Refund capability. Sometimes you'll need to refund a deposit — the customer cancels within your refund window, or the job falls through for reasons outside their control. The refund process should be simple and fast, ideally handled from the same dashboard where you manage payments. Complicated refund processes lead to frustrated customers and damage your reputation.

The right deposit collection system turns what was once an awkward, inconsistent process into a smooth, professional part of your customer journey. For service businesses with teams, Shuttle's combination of branded payment links, individual team access, voice checkout for phone bookings, and real-time notifications addresses each of these requirements — making deposit collection as reliable and routine as any other part of your booking process.

How to Collect a Deposit

1

Quote the Job

Agree the price and deposit amount with your customer.

2

Send Deposit Link

Create a payment link for the deposit and send by text or email.

3

Customer Pays

They pay by card on a secure page. You get instant confirmation.

4

Start Work

Deposit secured — schedule the job with confidence.

Frequently Asked Questions

How much deposit should I charge before starting work?

There is no single right answer — it depends on your trade, the size of the job, and your material costs. Common approaches include a percentage of the total (typically 25% to 50%), a flat fee that covers your materials, or a fixed booking fee (such as £50 to £100 to secure the appointment). Larger jobs with significant material costs justify higher deposit percentages. The key is to set an amount that protects your business from no-shows and covers out-of-pocket costs, while being reasonable enough that customers don't hesitate to pay.

Can I collect a deposit via text message?

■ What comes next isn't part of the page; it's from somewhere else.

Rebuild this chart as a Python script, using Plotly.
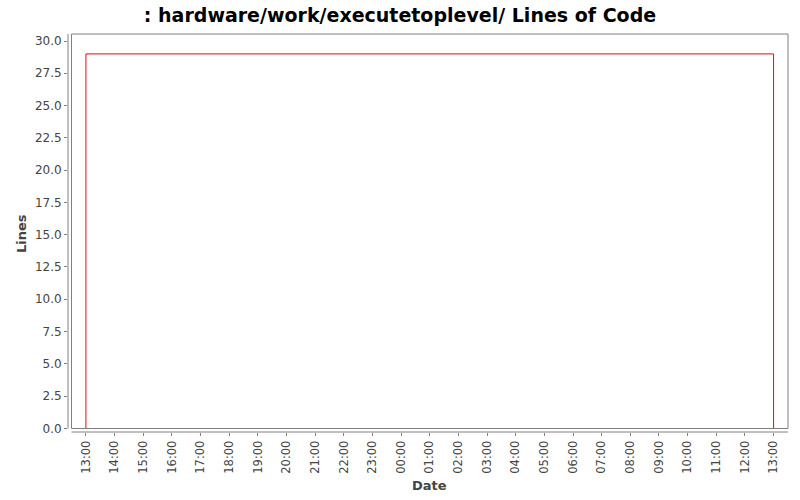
import plotly.graph_objects as go
import pandas as pd

# Data
dates = ["2010-01-01 13:00", "2010-01-01 13:00", "2010-01-02 13:00", "2010-01-02 13:00"]
lines = [0, 29, 29, 0]
y_ticks = [0, 2.5, 5, 7.5, 10, 12.5, 15, 17.5, 20, 22.5, 25, 27.5, 30]

W, H = 800, 500
# pixel geometry
ax_left, ax_right = 68, 788           # y-axis line x .. plot right
ax_top, ax_bottom = 34, 432           # plot top .. x-axis line y
plot_left, plot_bottom = 71.5, 428.5  # plot-area border
x0_px, x1_px = 86.0, 773.5            # first / last 13:00
y0_px, y30_px = 428.3, 41.0           # value 0 / 30

t0 = pd.Timestamp(dates[0])
t1 = pd.Timestamp(dates[-1])
ms_per_px = (t1 - t0) / (x1_px - x0_px)
xr0 = t0 - ms_per_px * (x0_px - ax_left)
xr1 = t1 + ms_per_px * (ax_right - x1_px)
u_per_px = 30 / (y0_px - y30_px)
yr0 = 0 - u_per_px * (ax_bottom - y0_px)
yr1 = 30 + u_per_px * (y30_px - ax_top)

pw = ax_right - ax_left
ph = ax_bottom - ax_top

def px_x(p):
    return (p - ax_left) / pw

def px_y(p):
    return (ax_bottom - p) / ph

fig = go.Figure()
fig.add_trace(go.Scatter(
    x=dates, y=lines, mode="lines",
    line=dict(color="#ff0000", width=1),
    showlegend=False, hoverinfo="skip",
))

grey = "#808080"
shapes = [
    dict(type="rect", xref="paper", yref="paper",
         x0=px_x(plot_left), x1=1, y0=px_y(plot_bottom), y1=1,
         line=dict(color=grey, width=1), fillcolor="rgba(0,0,0,0)", layer="below"),
    dict(type="line", xref="paper", yref="paper",
         x0=0, x1=0, y0=px_y(plot_bottom), y1=1,
         line=dict(color=grey, width=1)),
    dict(type="line", xref="paper", yref="paper",
         x0=px_x(plot_left), x1=1, y0=0, y1=0,
         line=dict(color=grey, width=1)),
]

font_family = "DejaVu Sans, Lato, sans-serif"
annotations = [
    dict(text="<b>Date</b>", xref="paper", yref="paper",
         x=px_x(429), y=px_y(485), xanchor="center", yanchor="middle",
         showarrow=False, font=dict(family=font_family, size=13, color="#444444")),
    dict(text="<b>Lines</b>", xref="paper", yref="paper",
         x=px_x(22), y=px_y(234), xanchor="center", yanchor="middle", textangle=-90,
         showarrow=False, font=dict(family=font_family, size=13, color="#444444")),
]

fig.update_layout(
    width=W, height=H,
    margin=dict(l=ax_left, r=W - ax_right, t=ax_top, b=H - ax_bottom, pad=0, autoexpand=False),
    paper_bgcolor="white", plot_bgcolor="white",
    title=dict(text=": hardware/work/executetoplevel/ Lines of Code",
               x=0.5, xanchor="center", y=1 - 15 / H, yanchor="middle",
               font=dict(family=font_family, size=19, color="black", weight="bold")),
    shapes=shapes,
    annotations=annotations,
    xaxis=dict(
        type="date", range=[xr0, xr1], showgrid=False, zeroline=False, showline=False,
        automargin=False,
        tickformat="%H:%M", dtick=3600000, tick0=dates[0],
        ticks="outside", ticklen=3, tickcolor=grey, tickangle=-90,
        tickfont=dict(family=font_family, size=11.5, color="#444444"),
    ),
    yaxis=dict(
        range=[yr0, yr1], showgrid=False, zeroline=False, showline=False,
        automargin=False,
        tickvals=y_ticks, tickformat=".1f",
        ticks="outside", ticklen=3, tickcolor=grey,
        tickfont=dict(family=font_family, size=12, color="#444444"),
    ),
)

fig.write_html("out.html", config={"displayModeBar": False},
               post_script="document.body.style.margin='0';document.body.style.overflow='hidden';")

Yes. Using a payment link provider, you can create a link for the deposit amount and send it to your customer by SMS text message. The customer taps the link, enters their card details on a secure checkout page, and pays. This is one of the fastest and most effective ways to collect deposits because most people open text messages within minutes. It works especially well immediately after confirming a booking — send the link while the customer is still engaged and expecting to pay.

What happens if a customer wants a refund on their deposit?

This depends on your terms and conditions. If you have clear deposit terms that the customer agreed to (stating that the deposit is non-refundable or partially refundable under certain conditions), you can enforce those terms. If the customer cancels within a reasonable timeframe and you haven't incurred costs, a refund is often good practice. If you have purchased materials or turned away other work, you are generally entitled to retain the deposit. The most important thing is to communicate your deposit and refund policy clearly before taking payment.

Do I need a contract to take a deposit?

You do not legally need a formal written contract to take a deposit, but having clear terms is strongly recommended. At minimum, you should communicate in writing (even by text or email) what the deposit covers, whether it is refundable, and under what circumstances. For larger jobs, a simple written agreement that both parties sign — covering scope of work, total price, deposit amount, payment schedule, and cancellation terms — protects both you and your customer. Many payment link providers let you include a description and terms with the payment request.

Is it legal to charge a deposit before starting work?

Yes, it is perfectly legal to request a deposit before starting work in the UK. Deposits are standard practice across most service industries including trades, home improvements, events, and professional services. The deposit forms part of the contract between you and the customer. Consumer protection law requires that your deposit terms are fair and clearly communicated. You cannot charge an excessive deposit that is disproportionate to the work, and you should be prepared to refund the deposit if you fail to deliver the agreed service.